The Suns could have as many as four first-round picks in the upcoming draft. If that wasn't tantalizing enough on its own, it's worth mentioning that this rookie class shines not for its top talent but rather for its overall depth.
Then again, Phoenix might have the ammunition to go star-searching on draft night should it choose to do so. The team was entertaining the idea of combining some of those picks in pursuit of a true difference-maker as early as December.
"I think one of the things that’s important for people to realize is that we may not draft four players even if we have four picks,” McDonough told NBA.com's Scott Howard-Cooper. “Our preference would probably be to maybe package a few of them. We’re obviously all looking for stars."
The Suns couldn't find a worthwhile offer before the trade deadline, but perhaps they'll have better luck over the summer. If not, Phoenix will add even more artillery to a collection already rife with talent and youth.

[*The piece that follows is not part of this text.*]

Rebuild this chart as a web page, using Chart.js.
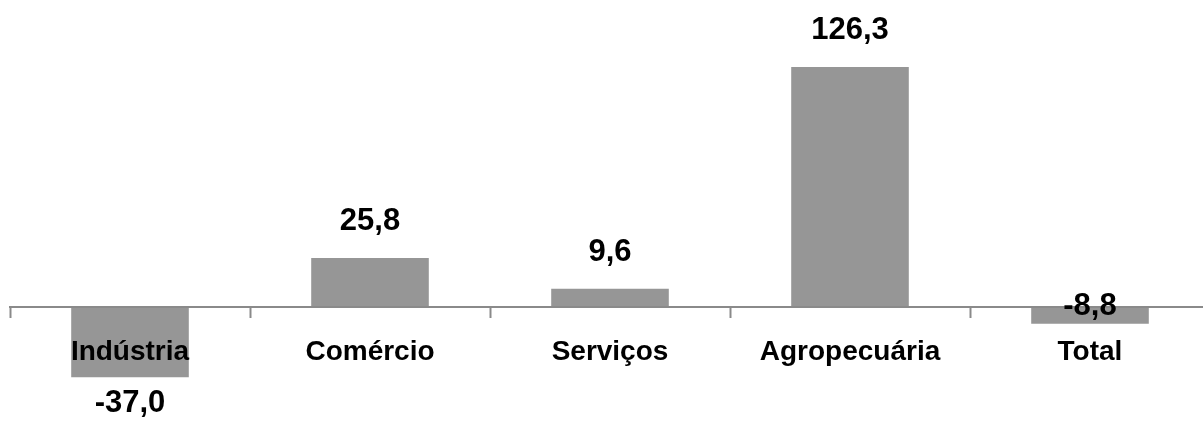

This franchise's weapons don't stop at draft night, either. It has just $35 million committed to next season's payroll ($28 million without contract options), via ShamSports.com, so the funds are available should a big fish present itself in free agency.
One of those fish will come from Phoenix's own waters—and won't move any further. Bledsoe will be a restricted free agent at season's end, but Paul Coro of the Arizona Republic reported the Suns have long planned on matching any offer sheet the guard might sign "or even beat any team to it with the advantage of offering him an extra year with larger raises."
Of course, with players like Dragic ($7.5 million), Green ($3.5 million) and Morris ($2.9 million) already outperforming their budget deals, there's enough money to keep the in-house talent around and search for external assistance:
Phoenix hasn't traditionally been a major free-agent draw, but even that could change. With a talented roster, a stat-sheet-friendly system, a world-class training staff and candidates in both the Coach of the Year and Executive of the Year races, premier players might have a hard time denying its appeal.
Then again, maybe the Suns don't need to go shopping for big-ticket items. They're scary enough as it is:
That's what makes this not a bitter ending but a brilliant beginning.
In terms of poise and experience, the Suns were in over their heads. They just never appeared that way.
"If we had three All-Stars and don't make the playoffs, then you go, 'Oh, my goodness,' but we had guys who proved they can play in this league and play at a high level," Hornacek said, via Coro. "I thought we did the best we could."
The Suns will learn from this experience.
They developed their talent like a young team should, but they were able to do that in a playoff-type atmosphere. They didn't jump the gun on their rebuilding, but they didn't pass up an open opportunity, either. Between their internal improvements and external moves, the Suns will be even more prepared for the next go-round.
The original might not have had the feel-good ending we all wanted, but imagine what's in store for the sequel.